## Exercise requirements
All of the data should be output character for character, except the pictures.

## Dataset content
· · · · ·
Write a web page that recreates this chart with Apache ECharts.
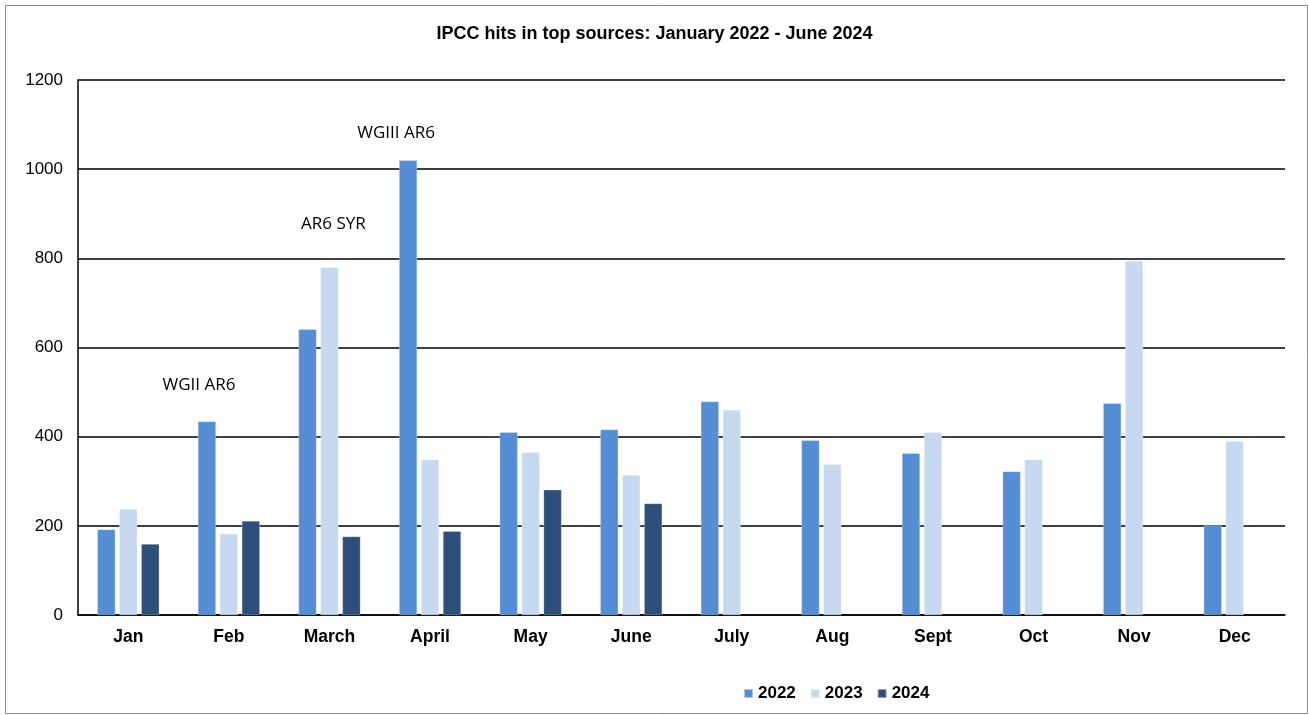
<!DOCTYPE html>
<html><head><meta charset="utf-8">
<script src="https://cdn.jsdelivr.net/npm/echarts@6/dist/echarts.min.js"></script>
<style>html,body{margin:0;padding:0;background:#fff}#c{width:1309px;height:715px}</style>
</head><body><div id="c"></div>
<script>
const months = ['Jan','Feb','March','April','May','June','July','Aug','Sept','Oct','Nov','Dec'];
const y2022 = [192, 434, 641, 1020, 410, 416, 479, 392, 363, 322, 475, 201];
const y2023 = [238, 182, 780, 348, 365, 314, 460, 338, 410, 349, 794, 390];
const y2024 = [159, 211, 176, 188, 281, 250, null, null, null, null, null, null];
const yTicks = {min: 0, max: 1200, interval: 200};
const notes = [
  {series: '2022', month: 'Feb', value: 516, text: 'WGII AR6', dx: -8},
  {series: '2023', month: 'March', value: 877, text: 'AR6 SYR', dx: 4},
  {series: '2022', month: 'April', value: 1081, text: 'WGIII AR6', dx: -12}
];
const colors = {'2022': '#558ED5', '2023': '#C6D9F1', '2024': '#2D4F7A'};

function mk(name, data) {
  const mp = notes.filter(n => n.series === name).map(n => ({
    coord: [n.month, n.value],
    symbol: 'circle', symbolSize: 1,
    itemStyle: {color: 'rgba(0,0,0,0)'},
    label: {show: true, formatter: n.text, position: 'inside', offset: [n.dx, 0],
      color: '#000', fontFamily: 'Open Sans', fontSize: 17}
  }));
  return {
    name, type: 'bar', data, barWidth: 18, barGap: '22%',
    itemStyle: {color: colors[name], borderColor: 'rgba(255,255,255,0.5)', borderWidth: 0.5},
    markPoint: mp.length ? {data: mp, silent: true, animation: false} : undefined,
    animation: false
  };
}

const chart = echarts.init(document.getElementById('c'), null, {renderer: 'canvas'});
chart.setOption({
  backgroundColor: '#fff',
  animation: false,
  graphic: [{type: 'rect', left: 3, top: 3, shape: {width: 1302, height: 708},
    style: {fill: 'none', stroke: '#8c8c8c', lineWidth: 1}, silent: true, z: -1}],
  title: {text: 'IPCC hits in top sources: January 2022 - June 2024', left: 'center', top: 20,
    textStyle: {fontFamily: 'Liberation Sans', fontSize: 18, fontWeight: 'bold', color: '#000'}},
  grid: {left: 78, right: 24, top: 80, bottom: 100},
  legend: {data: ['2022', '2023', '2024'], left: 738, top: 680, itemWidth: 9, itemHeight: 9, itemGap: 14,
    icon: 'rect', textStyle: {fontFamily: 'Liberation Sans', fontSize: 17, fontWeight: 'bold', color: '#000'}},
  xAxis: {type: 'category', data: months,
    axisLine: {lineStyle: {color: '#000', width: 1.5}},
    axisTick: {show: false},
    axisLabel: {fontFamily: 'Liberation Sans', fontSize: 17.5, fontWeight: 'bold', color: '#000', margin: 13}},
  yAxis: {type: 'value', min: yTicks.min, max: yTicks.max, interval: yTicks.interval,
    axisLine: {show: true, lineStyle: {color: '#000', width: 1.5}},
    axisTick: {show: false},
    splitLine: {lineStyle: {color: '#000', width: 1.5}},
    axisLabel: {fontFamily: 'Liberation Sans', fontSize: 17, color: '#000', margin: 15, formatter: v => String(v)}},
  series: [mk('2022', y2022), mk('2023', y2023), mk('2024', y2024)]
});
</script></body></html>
· · · · ·
## Response for this exercise
Write a web page that recreates this chart with Apache ECharts.
<!DOCTYPE html>
<html><head><meta charset="utf-8">
<script src="https://cdn.jsdelivr.net/npm/echarts@6/dist/echarts.min.js"></script>
<style>html,body{margin:0;padding:0;background:#fff}#c{width:1309px;height:715px}</style>
</head><body><div id="c"></div>
<script>
const months = ['Jan','Feb','March','April','May','June','July','Aug','Sept','Oct','Nov','Dec'];
const y2022 = [192, 434, 641, 1020, 410, 416, 479, 392, 363, 322, 475, 201];
const y2023 = [238, 182, 780, 348, 365, 314, 460, 338, 410, 349, 794, 390];
const y2024 = [159, 211, 176, 188, 281, 250, null, null, null, null, null, null];
const yTicks = {min: 0, max: 1200, interval: 200};
const notes = [
  {series: '2022', month: 'Feb', value: 516, text: 'WGII AR6', dx: -8},
  {series: '2023', month: 'March', value: 877, text: 'AR6 SYR', dx: 4},
  {series: '2022', month: 'April', value: 1081, text: 'WGIII AR6', dx: -12}
];
const colors = {'2022': '#558ED5', '2023': '#C6D9F1', '2024': '#2D4F7A'};

function mk(name, data) {
  const mp = notes.filter(n => n.series === name).map(n => ({
    coord: [n.month, n.value],
    symbol: 'circle', symbolSize: 1,
    itemStyle: {color: 'rgba(0,0,0,0)'},
    label: {show: true, formatter: n.text, position: 'inside', offset: [n.dx, 0],
      color: '#000', fontFamily: 'Open Sans', fontSize: 17}
  }));
  return {
    name, type: 'bar', data, barWidth: 18, barGap: '22%',
    itemStyle: {color: colors[name], borderColor: 'rgba(255,255,255,0.5)', borderWidth: 0.5},
    markPoint: mp.length ? {data: mp, silent: true, animation: false} : undefined,
    animation: false
  };
}

const chart = echarts.init(document.getElementById('c'), null, {renderer: 'canvas'});
chart.setOption({
  backgroundColor: '#fff',
  animation: false,
  graphic: [{type: 'rect', left: 3, top: 3, shape: {width: 1302, height: 708},
    style: {fill: 'none', stroke: '#8c8c8c', lineWidth: 1}, silent: true, z: -1}],
  title: {text: 'IPCC hits in top sources: January 2022 - June 2024', left: 'center', top: 20,
    textStyle: {fontFamily: 'Liberation Sans', fontSize: 18, fontWeight: 'bold', color: '#000'}},
  grid: {left: 78, right: 24, top: 80, bottom: 100},
  legend: {data: ['2022', '2023', '2024'], left: 738, top: 680, itemWidth: 9, itemHeight: 9, itemGap: 14,
    icon: 'rect', textStyle: {fontFamily: 'Liberation Sans', fontSize: 17, fontWeight: 'bold', color: '#000'}},
  xAxis: {type: 'category', data: months,
    axisLine: {lineStyle: {color: '#000', width: 1.5}},
    axisTick: {show: false},
    axisLabel: {fontFamily: 'Liberation Sans', fontSize: 17.5, fontWeight: 'bold', color: '#000', margin: 13}},
  yAxis: {type: 'value', min: yTicks.min, max: yTicks.max, interval: yTicks.interval,
    axisLine: {show: true, lineStyle: {color: '#000', width: 1.5}},
    axisTick: {show: false},
    splitLine: {lineStyle: {color: '#000', width: 1.5}},
    axisLabel: {fontFamily: 'Liberation Sans', fontSize: 17, color: '#000', margin: 15, formatter: v => String(v)}},
  series: [mk('2022', y2022), mk('2023', y2023), mk('2024', y2024)]
});
</script></body></html>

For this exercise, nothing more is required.